Can you output the material exactly as written, minus any pictures it holds?

_ _ _ _

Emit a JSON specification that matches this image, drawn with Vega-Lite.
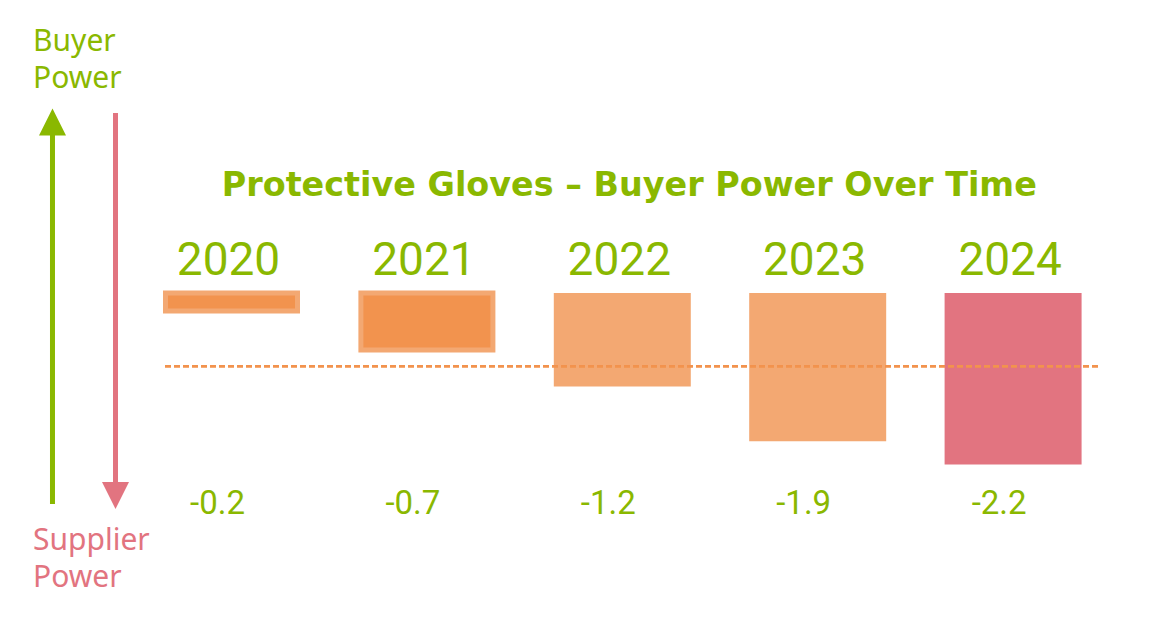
{
  "$schema": "https://vega.github.io/schema/vega-lite/v6.json",
  "padding": 0,
  "spacing": 0,
  "background": "white",
  "config": {
    "view": {"stroke": null},
    "concat": {"spacing": 0},
    "locale": {"number": {"decimal": ".", "thousands": ",", "grouping": [3], "currency": ["", ""], "minus": "-"}}
  },
  "hconcat": [
    {
      "width": 162,
      "height": 617,
      "data": {"values": [{"side": "buyer"}]},
      "layer": [
        {
          "mark": {"type": "rule", "color": "#8AB800", "strokeWidth": 5},
          "encoding": {
            "x": {"datum": 3.24, "type": "quantitative", "scale": {"domain": [0, 10], "nice": false, "zero": false}, "axis": null},
            "y": {"datum": -2.705, "type": "quantitative", "scale": {"domain": [-4.154, 3.756], "nice": false, "zero": false}, "axis": null},
            "y2": {"datum": 2.05}
          }
        },
        {
          "mark": {"type": "point", "shape": "M0,-1L1,1L-1,1Z", "filled": true, "color": "#8AB800", "opacity": 1, "size": 729},
          "encoding": {
            "x": {"datum": 3.24, "type": "quantitative"},
            "y": {"datum": 2.192, "type": "quantitative"}
          }
        },
        {
          "mark": {"type": "rule", "color": "#E27480", "strokeWidth": 5},
          "encoding": {
            "x": {"datum": 7.13, "type": "quantitative"},
            "y": {"datum": 2.308, "type": "quantitative"},
            "y2": {"datum": -2.45}
          }
        },
        {
          "mark": {"type": "point", "shape": "M-1,-1L1,-1L0,1Z", "filled": true, "color": "#E27480", "opacity": 1, "size": 729},
          "encoding": {
            "x": {"datum": 7.13, "type": "quantitative"},
            "y": {"datum": -2.596, "type": "quantitative"}
          }
        },
        {
          "mark": {"type": "text", "align": "left", "baseline": "middle", "font": "Noto Sans", "fontSize": 30, "color": "#8AB800"},
          "encoding": {
            "x": {"datum": 2.04, "type": "quantitative"},
            "y": {"datum": 3.22, "type": "quantitative"},
            "text": {"value": "Buyer"}
          }
        },
        {
          "mark": {"type": "text", "align": "left", "baseline": "middle", "font": "Noto Sans", "fontSize": 30, "color": "#8AB800"},
          "encoding": {
            "x": {"datum": 2.04, "type": "quantitative"},
            "y": {"datum": 2.74, "type": "quantitative"},
            "text": {"value": "Power"}
          }
        },
        {
          "mark": {"type": "text", "align": "left", "baseline": "middle", "font": "Noto Sans", "fontSize": 30, "color": "#E27480"},
          "encoding": {
            "x": {"datum": 2.04, "type": "quantitative"},
            "y": {"datum": -3.18, "type": "quantitative"},
            "text": {"value": "Supplier"}
          }
        },
        {
          "mark": {"type": "text", "align": "left", "baseline": "middle", "font": "Noto Sans", "fontSize": 30, "color": "#E27480"},
          "encoding": {
            "x": {"datum": 2.04, "type": "quantitative"},
            "y": {"datum": -3.66, "type": "quantitative"},
            "text": {"value": "Power"}
          }
        }
      ]
    },
    {
      "width": 935,
      "height": 617,
      "data": {
        "values": [
          {"year": "2020", "value": -0.2},
          {"year": "2021", "value": -0.7},
          {"year": "2022", "value": -1.2},
          {"year": "2023", "value": -1.9},
          {"year": "2024", "value": -2.2}
        ]
      },
      "encoding": {
        "x": {
          "field": "year", "type": "nominal", "axis": null,
          "scale": {"domain": ["2020", "2021", "2022", "2023", "2024"], "paddingInner": 0.2989, "paddingOuter": 0.042, "align": 0, "round": false}
        }
      },
      "layer": [
        {
          "transform": [{"filter": "datum.year >= '2022'"}],
          "mark": {"type": "bar"},
          "encoding": {
            "y": {"field": "value", "type": "quantitative", "scale": {"domain": [-4.154, 3.756], "nice": false, "zero": false}, "axis": null},
            "y2": {"datum": 0},
            "color": {"condition": {"test": "datum.value <= -2", "value": "#E27480"}, "value": "#F3A872"}
          }
        },
        {
          "transform": [{"filter": "datum.year < '2022'"}],
          "mark": {"type": "bar", "width": 132, "fill": "#F2934E", "stroke": "#F3A872", "strokeWidth": 5, "strokeJoin": "miter", "yOffset": 2.5},
          "encoding": {
            "y": {"field": "value", "type": "quantitative"},
            "y2": {"datum": 0}
          }
        },
        {
          "mark": {"type": "rule", "color": "#F2934E", "strokeWidth": 2, "strokeDash": [6, 3]},
          "encoding": {
            "x": null,
            "y": {"datum": -0.94, "type": "quantitative"}
          }
        },
        {
          "mark": {"type": "text", "font": "Roboto", "fontSize": 46, "color": "#8AB800", "baseline": "middle", "dx": -3},
          "encoding": {
            "y": {"datum": 0.41, "type": "quantitative"},
            "text": {"field": "year"}
          }
        },
        {
          "mark": {"type": "text", "font": "Roboto", "fontSize": 33, "color": "#8AB800", "baseline": "middle", "dx": -14},
          "encoding": {
            "y": {"datum": -2.705, "type": "quantitative"},
            "text": {"field": "value", "format": ".1f"}
          }
        },
        {
          "data": {"values": [{"t": "Protective Gloves – Buyer Power Over Time"}]},
          "mark": {"type": "text", "font": "DejaVu Sans", "fontWeight": "bold", "fontSize": 33.4, "color": "#8AB800", "baseline": "middle", "dx": 7},
          "encoding": {
            "x": {"datum": "2022"},
            "y": {"datum": 1.37, "type": "quantitative"},
            "text": {"field": "t"}
          }
        }
      ]
    }
  ]
}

_ _ _ _

FINAL ANSWER –
Emit a JSON specification that matches this image, drawn with Vega-Lite.
{
  "$schema": "https://vega.github.io/schema/vega-lite/v6.json",
  "padding": 0,
  "spacing": 0,
  "background": "white",
  "config": {
    "view": {"stroke": null},
    "concat": {"spacing": 0},
    "locale": {"number": {"decimal": ".", "thousands": ",", "grouping": [3], "currency": ["", ""], "minus": "-"}}
  },
  "hconcat": [
    {
      "width": 162,
      "height": 617,
      "data": {"values": [{"side": "buyer"}]},
      "layer": [
        {
          "mark": {"type": "rule", "color": "#8AB800", "strokeWidth": 5},
          "encoding": {
            "x": {"datum": 3.24, "type": "quantitative", "scale": {"domain": [0, 10], "nice": false, "zero": false}, "axis": null},
            "y": {"datum": -2.705, "type": "quantitative", "scale": {"domain": [-4.154, 3.756], "nice": false, "zero": false}, "axis": null},
            "y2": {"datum": 2.05}
          }
        },
        {
          "mark": {"type": "point", "shape": "M0,-1L1,1L-1,1Z", "filled": true, "color": "#8AB800", "opacity": 1, "size": 729},
          "encoding": {
            "x": {"datum": 3.24, "type": "quantitative"},
            "y": {"datum": 2.192, "type": "quantitative"}
          }
        },
        {
          "mark": {"type": "rule", "color": "#E27480", "strokeWidth": 5},
          "encoding": {
            "x": {"datum": 7.13, "type": "quantitative"},
            "y": {"datum": 2.308, "type": "quantitative"},
            "y2": {"datum": -2.45}
          }
        },
        {
          "mark": {"type": "point", "shape": "M-1,-1L1,-1L0,1Z", "filled": true, "color": "#E27480", "opacity": 1, "size": 729},
          "encoding": {
            "x": {"datum": 7.13, "type": "quantitative"},
            "y": {"datum": -2.596, "type": "quantitative"}
          }
        },
        {
          "mark": {"type": "text", "align": "left", "baseline": "middle", "font": "Noto Sans", "fontSize": 30, "color": "#8AB800"},
          "encoding": {
            "x": {"datum": 2.04, "type": "quantitative"},
            "y": {"datum": 3.22, "type": "quantitative"},
            "text": {"value": "Buyer"}
          }
        },
        {
          "mark": {"type": "text", "align": "left", "baseline": "middle", "font": "Noto Sans", "fontSize": 30, "color": "#8AB800"},
          "encoding": {
            "x": {"datum": 2.04, "type": "quantitative"},
            "y": {"datum": 2.74, "type": "quantitative"},
            "text": {"value": "Power"}
          }
        },
        {
          "mark": {"type": "text", "align": "left", "baseline": "middle", "font": "Noto Sans", "fontSize": 30, "color": "#E27480"},
          "encoding": {
            "x": {"datum": 2.04, "type": "quantitative"},
            "y": {"datum": -3.18, "type": "quantitative"},
            "text": {"value": "Supplier"}
          }
        },
        {
          "mark": {"type": "text", "align": "left", "baseline": "middle", "font": "Noto Sans", "fontSize": 30, "color": "#E27480"},
          "encoding": {
            "x": {"datum": 2.04, "type": "quantitative"},
            "y": {"datum": -3.66, "type": "quantitative"},
            "text": {"value": "Power"}
          }
        }
      ]
    },
    {
      "width": 935,
      "height": 617,
      "data": {
        "values": [
          {"year": "2020", "value": -0.2},
          {"year": "2021", "value": -0.7},
          {"year": "2022", "value": -1.2},
          {"year": "2023", "value": -1.9},
          {"year": "2024", "value": -2.2}
        ]
      },
      "encoding": {
        "x": {
          "field": "year", "type": "nominal", "axis": null,
          "scale": {"domain": ["2020", "2021", "2022", "2023", "2024"], "paddingInner": 0.2989, "paddingOuter": 0.042, "align": 0, "round": false}
        }
      },
      "layer": [
        {
          "transform": [{"filter": "datum.year >= '2022'"}],
          "mark": {"type": "bar"},
          "encoding": {
            "y": {"field": "value", "type": "quantitative", "scale": {"domain": [-4.154, 3.756], "nice": false, "zero": false}, "axis": null},
            "y2": {"datum": 0},
            "color": {"condition": {"test": "datum.value <= -2", "value": "#E27480"}, "value": "#F3A872"}
          }
        },
        {
          "transform": [{"filter": "datum.year < '2022'"}],
          "mark": {"type": "bar", "width": 132, "fill": "#F2934E", "stroke": "#F3A872", "strokeWidth": 5, "strokeJoin": "miter", "yOffset": 2.5},
          "encoding": {
            "y": {"field": "value", "type": "quantitative"},
            "y2": {"datum": 0}
          }
        },
        {
          "mark": {"type": "rule", "color": "#F2934E", "strokeWidth": 2, "strokeDash": [6, 3]},
          "encoding": {
            "x": null,
            "y": {"datum": -0.94, "type": "quantitative"}
          }
        },
        {
          "mark": {"type": "text", "font": "Roboto", "fontSize": 46, "color": "#8AB800", "baseline": "middle", "dx": -3},
          "encoding": {
            "y": {"datum": 0.41, "type": "quantitative"},
            "text": {"field": "year"}
          }
        },
        {
          "mark": {"type": "text", "font": "Roboto", "fontSize": 33, "color": "#8AB800", "baseline": "middle", "dx": -14},
          "encoding": {
            "y": {"datum": -2.705, "type": "quantitative"},
            "text": {"field": "value", "format": ".1f"}
          }
        },
        {
          "data": {"values": [{"t": "Protective Gloves – Buyer Power Over Time"}]},
          "mark": {"type": "text", "font": "DejaVu Sans", "fontWeight": "bold", "fontSize": 33.4, "color": "#8AB800", "baseline": "middle", "dx": 7},
          "encoding": {
            "x": {"datum": "2022"},
            "y": {"datum": 1.37, "type": "quantitative"},
            "text": {"field": "t"}
          }
        }
      ]
    }
  ]
}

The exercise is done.